Consider the differences between mutual funds and index ETFs before you decide which one is right for your portfolio.
|Index ETFs||Mutual Funds|
|Track composition of an index||May track an index or a fund manager; may select underlying investments|
|Typically managed passively||Can be actively or passively managed|
|Can be traded on an exchange at any time like stocks||Can only be bought or sold once during the day|
|Tax on capital gains when you sell index ETF shares||Capital gains distribution and tax liabilities can arise when the fund manager sells shares held by the fund|
|Cost less than mutual funds||Typically cost more than ETFs|
ETFs have a few advantages over mutual funds—one being that they trade intraday on an exchange instead of once per day after market close like mutual funds.
When you purchase an ETF, you are not directly purchasing it from the fund company. Rather, you are buying it from a third party known as an authorized participant (AP) who handles the buying and selling of the ETF’s underlying securities.
While buying an ETF isn’t a taxable event, you may pay capital gains taxes when you sell it. If you hold an ETF for less than a year, you may be subject to short-term capital gains taxes on any profits; after one year, your profits will be taxed at the long-term capital gains rate. Short-term capital gains are equal to your ordinary income tax rate, while long-term capital gains taxes can be taxed between 0-20%, depending on your taxable income. Contrast that with mutual fund holders, who pay capital gains taxes whenever the fund company sells a stock after holding it at a profit.
Compared to mutual funds, investing in index ETFs may be a compelling prospect for investors looking to minimize the impact of taxes on their long-term gains.
Another advantage of index ETFs is their low cost.
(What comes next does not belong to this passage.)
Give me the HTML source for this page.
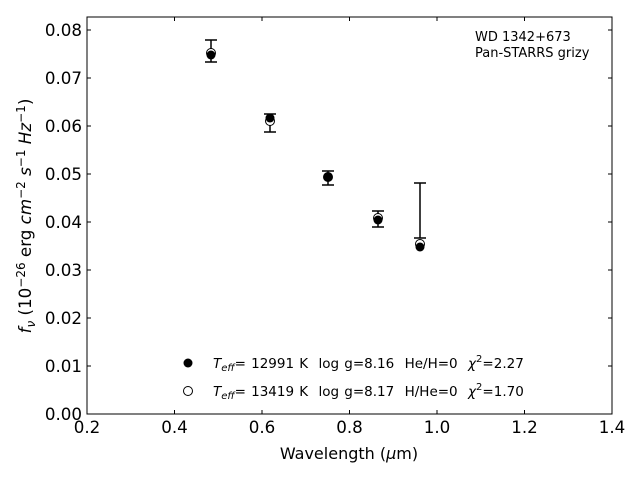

Index mutual fund costs have come down a lot over the past few decades or so. But some mutual funds still charge investors a fee just to buy the fund, called a front-end load—and a high annual fee on top of that. Many index ETFs have annual expense ratios (the percentage of the fund’s assets used for administrative and operating costs) in the single digits and no loads.
What They Mean for Individual Investors
Index ETFs offer a lot of flexibility for individual investors. You can:
- Start a retirement account and invest it all in an S&P 500 ETF while reaping the long-term benefits and potential returns of a diversified stock portfolio.
- Use index ETFs to create a smart asset allocation portfolio to diversify into different asset classes for better risk-adjusted returns.
- Use non-traditional ETF index funds to invest based on value, quality, or your personal morals.
The main alternative to index ETFs is index mutual funds. You’re likely familiar with these if you have ever made investment decisions in a 401(k), for example.
ETFs are generally superior to mutual funds for the reasons discussed above, including lower fees and better tax efficiency. However, if you’re stuck with index mutual funds in a 401(k) or a similar investing scenario, and you stick to smart investing principles, you’ll still be able to take advantage of their benefits over the long term.
- Index exchange-traded funds (ETFs) invest a pool of money in an attempt to replicate the performance of an underlying index.
- Index ETFs trade on exchanges like stocks.
- Generally, index ETFs have better fees and tax efficiency than mutual funds.
- You can use index ETFs for diversification and other strategies as an individual investor.